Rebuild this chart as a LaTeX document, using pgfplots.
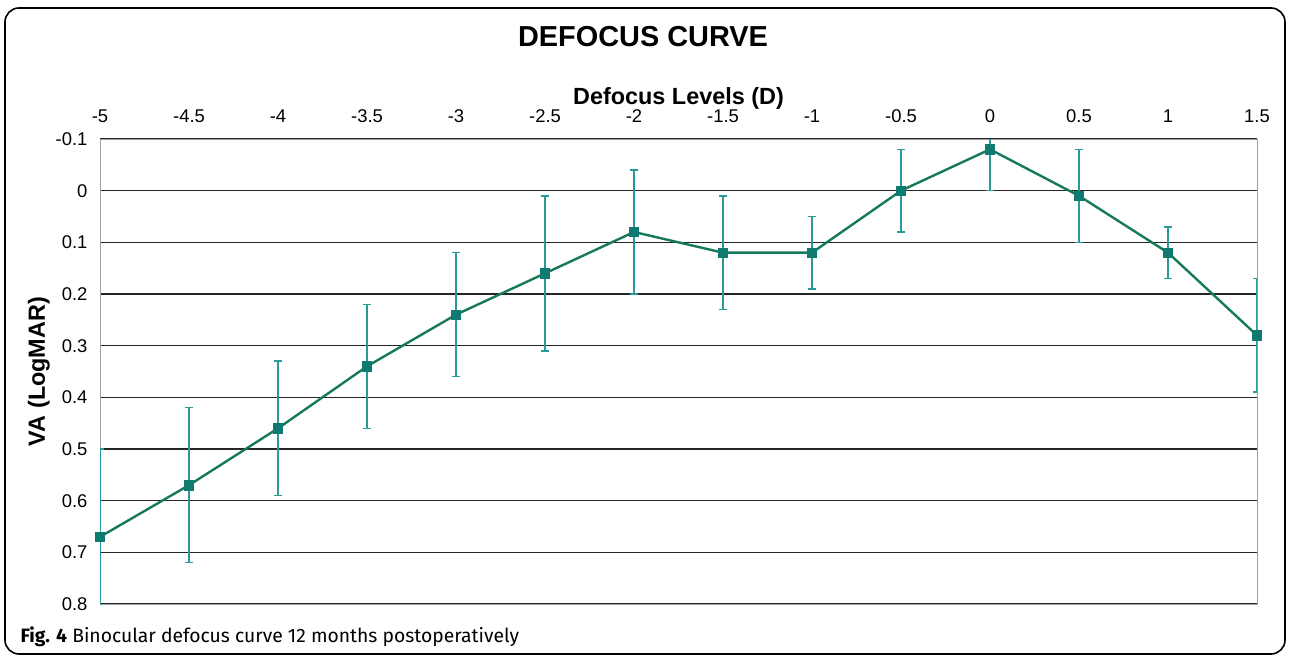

● ● ● ●

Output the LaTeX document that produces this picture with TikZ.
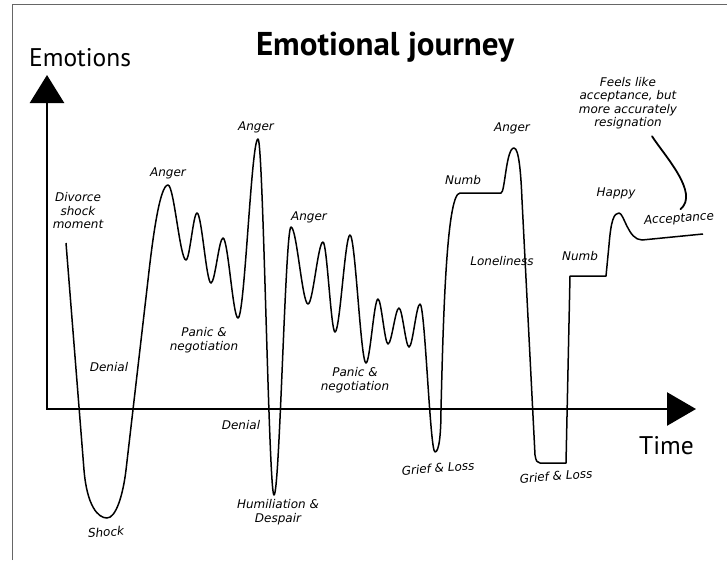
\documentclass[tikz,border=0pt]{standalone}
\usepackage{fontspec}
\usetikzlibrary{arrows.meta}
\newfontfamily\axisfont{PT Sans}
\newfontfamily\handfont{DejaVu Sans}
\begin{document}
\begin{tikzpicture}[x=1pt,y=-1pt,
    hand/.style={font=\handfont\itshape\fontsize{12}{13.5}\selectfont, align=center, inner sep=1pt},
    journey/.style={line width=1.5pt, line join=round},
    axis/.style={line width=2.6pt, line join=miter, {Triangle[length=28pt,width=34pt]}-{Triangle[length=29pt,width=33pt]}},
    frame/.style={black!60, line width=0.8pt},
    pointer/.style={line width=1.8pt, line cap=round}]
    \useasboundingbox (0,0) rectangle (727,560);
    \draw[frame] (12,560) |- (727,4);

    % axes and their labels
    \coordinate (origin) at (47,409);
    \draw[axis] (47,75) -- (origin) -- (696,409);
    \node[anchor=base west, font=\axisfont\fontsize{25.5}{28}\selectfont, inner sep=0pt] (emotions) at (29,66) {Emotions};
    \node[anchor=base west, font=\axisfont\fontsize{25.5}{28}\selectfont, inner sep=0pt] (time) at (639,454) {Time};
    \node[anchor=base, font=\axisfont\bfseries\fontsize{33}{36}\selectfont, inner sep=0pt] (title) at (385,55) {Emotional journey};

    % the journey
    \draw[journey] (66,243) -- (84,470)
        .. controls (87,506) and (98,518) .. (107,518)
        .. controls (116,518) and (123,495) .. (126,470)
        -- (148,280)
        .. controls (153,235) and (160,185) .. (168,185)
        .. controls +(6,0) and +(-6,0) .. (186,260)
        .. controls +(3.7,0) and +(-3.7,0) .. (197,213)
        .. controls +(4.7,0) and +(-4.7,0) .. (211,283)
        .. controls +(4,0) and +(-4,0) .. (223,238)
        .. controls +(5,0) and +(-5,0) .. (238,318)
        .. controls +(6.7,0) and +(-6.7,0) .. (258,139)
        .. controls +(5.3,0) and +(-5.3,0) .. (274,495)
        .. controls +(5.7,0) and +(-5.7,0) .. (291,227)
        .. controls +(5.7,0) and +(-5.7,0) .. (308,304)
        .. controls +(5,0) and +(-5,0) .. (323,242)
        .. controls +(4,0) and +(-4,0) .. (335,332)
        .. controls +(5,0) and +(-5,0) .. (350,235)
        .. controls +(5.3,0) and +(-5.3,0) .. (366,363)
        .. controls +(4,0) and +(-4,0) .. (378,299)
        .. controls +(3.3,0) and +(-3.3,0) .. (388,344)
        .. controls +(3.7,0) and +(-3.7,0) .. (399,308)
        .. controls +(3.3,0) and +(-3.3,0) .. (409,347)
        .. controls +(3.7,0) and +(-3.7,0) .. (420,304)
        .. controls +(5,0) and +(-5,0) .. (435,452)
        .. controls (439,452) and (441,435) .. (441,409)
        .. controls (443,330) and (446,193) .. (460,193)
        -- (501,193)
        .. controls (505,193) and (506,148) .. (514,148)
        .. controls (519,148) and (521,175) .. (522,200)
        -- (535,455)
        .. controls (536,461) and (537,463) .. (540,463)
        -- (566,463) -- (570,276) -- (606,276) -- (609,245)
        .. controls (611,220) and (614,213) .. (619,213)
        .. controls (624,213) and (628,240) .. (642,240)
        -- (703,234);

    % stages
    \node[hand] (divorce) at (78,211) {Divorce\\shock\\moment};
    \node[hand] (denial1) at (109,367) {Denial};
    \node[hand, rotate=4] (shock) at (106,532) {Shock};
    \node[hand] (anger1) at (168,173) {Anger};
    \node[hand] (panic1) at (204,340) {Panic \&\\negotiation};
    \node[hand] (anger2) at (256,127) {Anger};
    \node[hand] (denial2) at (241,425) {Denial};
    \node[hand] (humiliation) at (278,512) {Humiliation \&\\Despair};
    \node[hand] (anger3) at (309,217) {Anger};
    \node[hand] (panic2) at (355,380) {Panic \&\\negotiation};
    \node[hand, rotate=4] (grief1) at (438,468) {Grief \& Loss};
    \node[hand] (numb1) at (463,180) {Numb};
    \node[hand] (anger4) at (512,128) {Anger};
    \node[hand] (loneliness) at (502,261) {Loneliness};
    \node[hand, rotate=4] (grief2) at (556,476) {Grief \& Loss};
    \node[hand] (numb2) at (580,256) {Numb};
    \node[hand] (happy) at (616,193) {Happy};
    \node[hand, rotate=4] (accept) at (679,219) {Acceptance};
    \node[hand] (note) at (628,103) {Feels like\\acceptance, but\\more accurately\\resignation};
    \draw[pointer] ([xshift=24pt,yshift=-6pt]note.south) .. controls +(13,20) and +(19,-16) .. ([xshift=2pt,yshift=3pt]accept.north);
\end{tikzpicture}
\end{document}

● ● ● ●

▶ SHORT TASK
Begin at the line containing "Output the LaTeX", end at the line containing "(12,560) |- (727,4);", and copy those lines word for word, both included. Skip pictures.

▶ SOLVED EXERCISE
Output the LaTeX document that produces this picture with TikZ.
\documentclass[tikz,border=0pt]{standalone}
\usepackage{fontspec}
\usetikzlibrary{arrows.meta}
\newfontfamily\axisfont{PT Sans}
\newfontfamily\handfont{DejaVu Sans}
\begin{document}
\begin{tikzpicture}[x=1pt,y=-1pt,
    hand/.style={font=\handfont\itshape\fontsize{12}{13.5}\selectfont, align=center, inner sep=1pt},
    journey/.style={line width=1.5pt, line join=round},
    axis/.style={line width=2.6pt, line join=miter, {Triangle[length=28pt,width=34pt]}-{Triangle[length=29pt,width=33pt]}},
    frame/.style={black!60, line width=0.8pt},
    pointer/.style={line width=1.8pt, line cap=round}]
    \useasboundingbox (0,0) rectangle (727,560);
    \draw[frame] (12,560) |- (727,4);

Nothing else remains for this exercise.